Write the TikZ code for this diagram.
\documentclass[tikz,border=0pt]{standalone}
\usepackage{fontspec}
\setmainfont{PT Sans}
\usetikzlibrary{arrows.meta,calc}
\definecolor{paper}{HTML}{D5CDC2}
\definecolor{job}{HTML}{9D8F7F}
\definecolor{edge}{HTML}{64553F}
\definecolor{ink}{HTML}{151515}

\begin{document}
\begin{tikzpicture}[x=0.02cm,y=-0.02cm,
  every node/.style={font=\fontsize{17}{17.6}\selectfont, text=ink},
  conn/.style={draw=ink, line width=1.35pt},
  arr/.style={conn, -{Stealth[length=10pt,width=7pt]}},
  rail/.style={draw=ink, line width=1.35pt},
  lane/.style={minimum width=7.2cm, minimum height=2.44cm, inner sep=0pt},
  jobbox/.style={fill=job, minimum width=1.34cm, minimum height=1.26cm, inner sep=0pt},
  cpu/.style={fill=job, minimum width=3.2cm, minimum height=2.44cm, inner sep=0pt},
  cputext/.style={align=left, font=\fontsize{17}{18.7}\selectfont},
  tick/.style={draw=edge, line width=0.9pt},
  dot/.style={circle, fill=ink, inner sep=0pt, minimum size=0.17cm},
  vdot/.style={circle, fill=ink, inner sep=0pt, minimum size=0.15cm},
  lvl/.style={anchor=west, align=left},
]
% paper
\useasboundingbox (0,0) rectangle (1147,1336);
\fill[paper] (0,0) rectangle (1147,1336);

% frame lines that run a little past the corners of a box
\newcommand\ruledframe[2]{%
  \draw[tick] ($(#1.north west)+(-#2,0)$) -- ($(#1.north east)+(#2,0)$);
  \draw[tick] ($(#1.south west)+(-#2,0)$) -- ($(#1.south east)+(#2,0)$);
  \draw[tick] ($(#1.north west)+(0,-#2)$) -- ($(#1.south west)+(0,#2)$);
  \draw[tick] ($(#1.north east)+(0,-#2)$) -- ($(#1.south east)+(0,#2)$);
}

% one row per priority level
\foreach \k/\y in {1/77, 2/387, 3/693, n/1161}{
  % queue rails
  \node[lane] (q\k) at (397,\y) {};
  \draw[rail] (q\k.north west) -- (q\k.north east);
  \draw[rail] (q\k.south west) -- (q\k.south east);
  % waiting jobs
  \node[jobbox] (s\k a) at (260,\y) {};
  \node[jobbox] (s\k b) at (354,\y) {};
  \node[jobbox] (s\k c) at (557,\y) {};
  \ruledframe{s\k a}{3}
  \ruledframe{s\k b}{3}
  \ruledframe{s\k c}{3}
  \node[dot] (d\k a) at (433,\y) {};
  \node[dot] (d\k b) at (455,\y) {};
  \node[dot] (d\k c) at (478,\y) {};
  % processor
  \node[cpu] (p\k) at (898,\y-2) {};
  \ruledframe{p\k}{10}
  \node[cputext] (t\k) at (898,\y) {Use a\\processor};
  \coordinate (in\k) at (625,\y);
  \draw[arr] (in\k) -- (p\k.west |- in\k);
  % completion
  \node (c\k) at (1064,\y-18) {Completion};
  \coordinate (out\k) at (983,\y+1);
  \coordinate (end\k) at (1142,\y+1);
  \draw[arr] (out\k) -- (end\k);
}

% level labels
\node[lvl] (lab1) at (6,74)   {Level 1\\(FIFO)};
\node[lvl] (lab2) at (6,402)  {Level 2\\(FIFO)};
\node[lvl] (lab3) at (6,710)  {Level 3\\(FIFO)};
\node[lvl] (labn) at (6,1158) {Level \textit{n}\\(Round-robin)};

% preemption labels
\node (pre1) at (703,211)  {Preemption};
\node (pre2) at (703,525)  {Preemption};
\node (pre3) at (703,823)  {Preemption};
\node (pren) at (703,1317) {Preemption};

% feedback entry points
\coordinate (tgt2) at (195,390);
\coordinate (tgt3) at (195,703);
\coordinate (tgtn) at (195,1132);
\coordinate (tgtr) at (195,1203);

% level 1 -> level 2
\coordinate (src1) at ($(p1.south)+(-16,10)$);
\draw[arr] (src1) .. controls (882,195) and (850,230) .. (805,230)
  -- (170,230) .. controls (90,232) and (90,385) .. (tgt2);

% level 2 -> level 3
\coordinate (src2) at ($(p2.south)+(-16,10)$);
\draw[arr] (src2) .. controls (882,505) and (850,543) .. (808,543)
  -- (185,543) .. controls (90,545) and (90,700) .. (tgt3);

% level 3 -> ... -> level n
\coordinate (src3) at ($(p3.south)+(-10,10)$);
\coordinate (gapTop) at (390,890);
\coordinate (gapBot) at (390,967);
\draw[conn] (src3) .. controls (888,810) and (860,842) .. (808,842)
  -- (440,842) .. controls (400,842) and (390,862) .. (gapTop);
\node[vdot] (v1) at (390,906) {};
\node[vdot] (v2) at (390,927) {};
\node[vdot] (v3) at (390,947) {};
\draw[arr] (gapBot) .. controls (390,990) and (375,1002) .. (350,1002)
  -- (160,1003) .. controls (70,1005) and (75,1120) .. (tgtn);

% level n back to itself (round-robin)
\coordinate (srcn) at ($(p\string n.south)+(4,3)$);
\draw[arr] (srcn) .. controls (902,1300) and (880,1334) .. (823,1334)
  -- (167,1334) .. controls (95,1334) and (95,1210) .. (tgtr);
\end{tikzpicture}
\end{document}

++++++++++++++++++++

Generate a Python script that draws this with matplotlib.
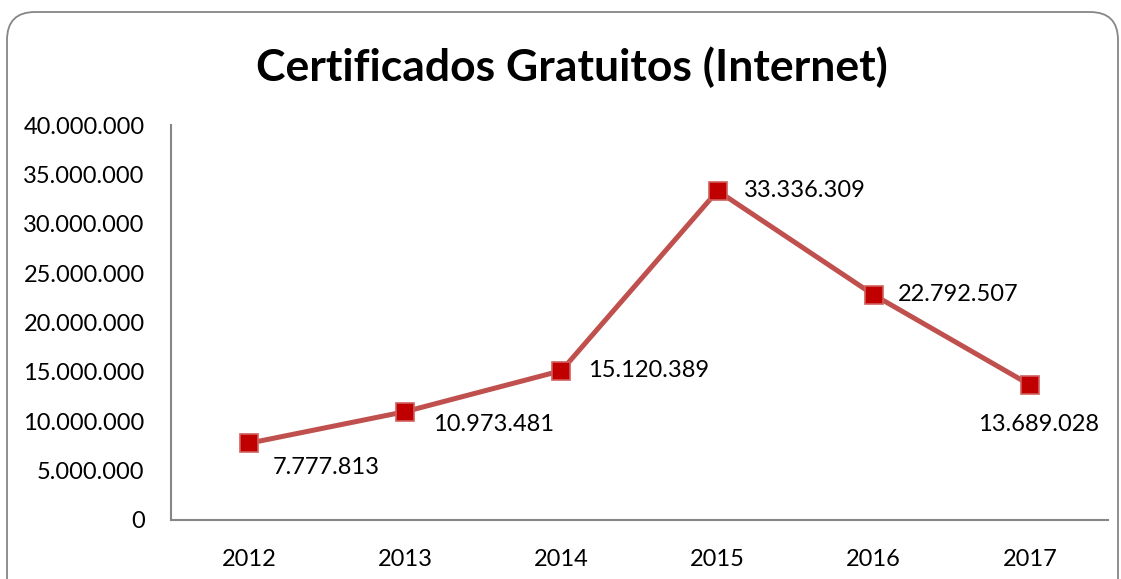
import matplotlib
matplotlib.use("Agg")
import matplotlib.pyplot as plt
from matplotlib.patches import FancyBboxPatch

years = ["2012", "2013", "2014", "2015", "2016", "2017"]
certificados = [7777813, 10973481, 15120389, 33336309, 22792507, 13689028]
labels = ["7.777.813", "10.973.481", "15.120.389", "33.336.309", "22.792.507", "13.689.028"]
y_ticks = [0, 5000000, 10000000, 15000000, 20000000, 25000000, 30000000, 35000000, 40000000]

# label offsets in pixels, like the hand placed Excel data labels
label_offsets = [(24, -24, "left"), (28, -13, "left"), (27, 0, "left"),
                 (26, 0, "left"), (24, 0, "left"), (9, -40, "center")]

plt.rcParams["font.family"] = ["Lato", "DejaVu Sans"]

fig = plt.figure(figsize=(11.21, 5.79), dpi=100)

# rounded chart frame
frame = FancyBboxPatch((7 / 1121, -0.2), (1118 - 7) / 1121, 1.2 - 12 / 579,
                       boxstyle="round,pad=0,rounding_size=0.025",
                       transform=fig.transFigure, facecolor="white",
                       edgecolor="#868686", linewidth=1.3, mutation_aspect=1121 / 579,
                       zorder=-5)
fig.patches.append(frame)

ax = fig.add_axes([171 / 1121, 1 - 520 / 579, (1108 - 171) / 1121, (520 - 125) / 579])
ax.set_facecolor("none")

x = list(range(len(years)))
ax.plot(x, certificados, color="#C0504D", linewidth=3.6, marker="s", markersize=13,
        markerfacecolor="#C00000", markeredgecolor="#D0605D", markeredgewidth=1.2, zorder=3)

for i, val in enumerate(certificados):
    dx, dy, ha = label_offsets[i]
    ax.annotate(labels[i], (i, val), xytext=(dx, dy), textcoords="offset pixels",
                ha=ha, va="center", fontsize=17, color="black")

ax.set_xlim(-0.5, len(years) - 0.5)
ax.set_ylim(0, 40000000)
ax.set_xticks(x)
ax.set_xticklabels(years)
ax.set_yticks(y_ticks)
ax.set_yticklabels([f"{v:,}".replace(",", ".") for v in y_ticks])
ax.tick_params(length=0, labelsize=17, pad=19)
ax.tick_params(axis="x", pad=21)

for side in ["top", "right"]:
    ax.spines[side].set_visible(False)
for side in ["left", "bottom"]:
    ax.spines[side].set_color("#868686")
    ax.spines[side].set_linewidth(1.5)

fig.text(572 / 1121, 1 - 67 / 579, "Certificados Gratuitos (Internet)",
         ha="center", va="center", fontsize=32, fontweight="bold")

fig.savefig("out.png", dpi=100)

++++++++++++++++++++

#### To do
From the data, collect all lines where the string "that" appears.

#### Task output
% frame lines that run a little past the corners of a box
Generate a Python script that draws this with matplotlib.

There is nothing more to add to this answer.